Stored rows:
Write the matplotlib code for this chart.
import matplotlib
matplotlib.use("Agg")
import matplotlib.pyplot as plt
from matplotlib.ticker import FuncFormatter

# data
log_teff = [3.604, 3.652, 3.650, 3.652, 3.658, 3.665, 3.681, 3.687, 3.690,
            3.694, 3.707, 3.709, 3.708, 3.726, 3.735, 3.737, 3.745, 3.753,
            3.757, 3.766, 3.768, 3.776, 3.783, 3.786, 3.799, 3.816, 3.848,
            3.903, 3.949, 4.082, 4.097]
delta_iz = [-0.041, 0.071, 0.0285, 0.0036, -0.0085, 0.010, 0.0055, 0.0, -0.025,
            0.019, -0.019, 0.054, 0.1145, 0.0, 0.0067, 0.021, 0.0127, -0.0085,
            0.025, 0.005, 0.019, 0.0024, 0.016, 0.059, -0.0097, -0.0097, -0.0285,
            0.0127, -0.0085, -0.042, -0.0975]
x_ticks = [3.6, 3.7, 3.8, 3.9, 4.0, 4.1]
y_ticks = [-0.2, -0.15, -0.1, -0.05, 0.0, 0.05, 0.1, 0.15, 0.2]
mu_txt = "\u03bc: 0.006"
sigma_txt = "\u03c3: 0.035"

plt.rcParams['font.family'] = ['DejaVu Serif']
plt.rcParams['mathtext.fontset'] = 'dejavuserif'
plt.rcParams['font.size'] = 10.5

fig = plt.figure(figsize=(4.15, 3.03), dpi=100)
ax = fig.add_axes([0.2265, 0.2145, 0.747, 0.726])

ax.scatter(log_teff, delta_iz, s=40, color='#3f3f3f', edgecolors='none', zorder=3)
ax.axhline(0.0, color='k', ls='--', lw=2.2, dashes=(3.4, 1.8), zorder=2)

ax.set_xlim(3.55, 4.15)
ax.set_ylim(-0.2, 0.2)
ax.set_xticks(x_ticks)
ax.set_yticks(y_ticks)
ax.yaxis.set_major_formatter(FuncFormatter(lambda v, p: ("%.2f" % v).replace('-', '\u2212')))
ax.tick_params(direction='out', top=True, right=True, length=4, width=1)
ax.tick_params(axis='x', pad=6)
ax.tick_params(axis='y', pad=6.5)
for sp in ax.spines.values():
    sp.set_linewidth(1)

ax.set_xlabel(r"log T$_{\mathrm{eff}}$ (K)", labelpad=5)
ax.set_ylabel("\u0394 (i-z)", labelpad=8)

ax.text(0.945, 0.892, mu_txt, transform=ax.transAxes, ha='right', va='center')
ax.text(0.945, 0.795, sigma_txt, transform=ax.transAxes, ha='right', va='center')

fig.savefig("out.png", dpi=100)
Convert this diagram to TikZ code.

Task to complete: Reproduce the complete data exactly as presented above.

Task answer:
Write the matplotlib code for this chart.
import matplotlib
matplotlib.use("Agg")
import matplotlib.pyplot as plt
from matplotlib.ticker import FuncFormatter

# data
log_teff = [3.604, 3.652, 3.650, 3.652, 3.658, 3.665, 3.681, 3.687, 3.690,
            3.694, 3.707, 3.709, 3.708, 3.726, 3.735, 3.737, 3.745, 3.753,
            3.757, 3.766, 3.768, 3.776, 3.783, 3.786, 3.799, 3.816, 3.848,
            3.903, 3.949, 4.082, 4.097]
delta_iz = [-0.041, 0.071, 0.0285, 0.0036, -0.0085, 0.010, 0.0055, 0.0, -0.025,
            0.019, -0.019, 0.054, 0.1145, 0.0, 0.0067, 0.021, 0.0127, -0.0085,
            0.025, 0.005, 0.019, 0.0024, 0.016, 0.059, -0.0097, -0.0097, -0.0285,
            0.0127, -0.0085, -0.042, -0.0975]
x_ticks = [3.6, 3.7, 3.8, 3.9, 4.0, 4.1]
y_ticks = [-0.2, -0.15, -0.1, -0.05, 0.0, 0.05, 0.1, 0.15, 0.2]
mu_txt = "\u03bc: 0.006"
sigma_txt = "\u03c3: 0.035"

plt.rcParams['font.family'] = ['DejaVu Serif']
plt.rcParams['mathtext.fontset'] = 'dejavuserif'
plt.rcParams['font.size'] = 10.5

fig = plt.figure(figsize=(4.15, 3.03), dpi=100)
ax = fig.add_axes([0.2265, 0.2145, 0.747, 0.726])

ax.scatter(log_teff, delta_iz, s=40, color='#3f3f3f', edgecolors='none', zorder=3)
ax.axhline(0.0, color='k', ls='--', lw=2.2, dashes=(3.4, 1.8), zorder=2)

ax.set_xlim(3.55, 4.15)
ax.set_ylim(-0.2, 0.2)
ax.set_xticks(x_ticks)
ax.set_yticks(y_ticks)
ax.yaxis.set_major_formatter(FuncFormatter(lambda v, p: ("%.2f" % v).replace('-', '\u2212')))
ax.tick_params(direction='out', top=True, right=True, length=4, width=1)
ax.tick_params(axis='x', pad=6)
ax.tick_params(axis='y', pad=6.5)
for sp in ax.spines.values():
    sp.set_linewidth(1)

ax.set_xlabel(r"log T$_{\mathrm{eff}}$ (K)", labelpad=5)
ax.set_ylabel("\u0394 (i-z)", labelpad=8)

ax.text(0.945, 0.892, mu_txt, transform=ax.transAxes, ha='right', va='center')
ax.text(0.945, 0.795, sigma_txt, transform=ax.transAxes, ha='right', va='center')

fig.savefig("out.png", dpi=100)
Convert this diagram to TikZ code.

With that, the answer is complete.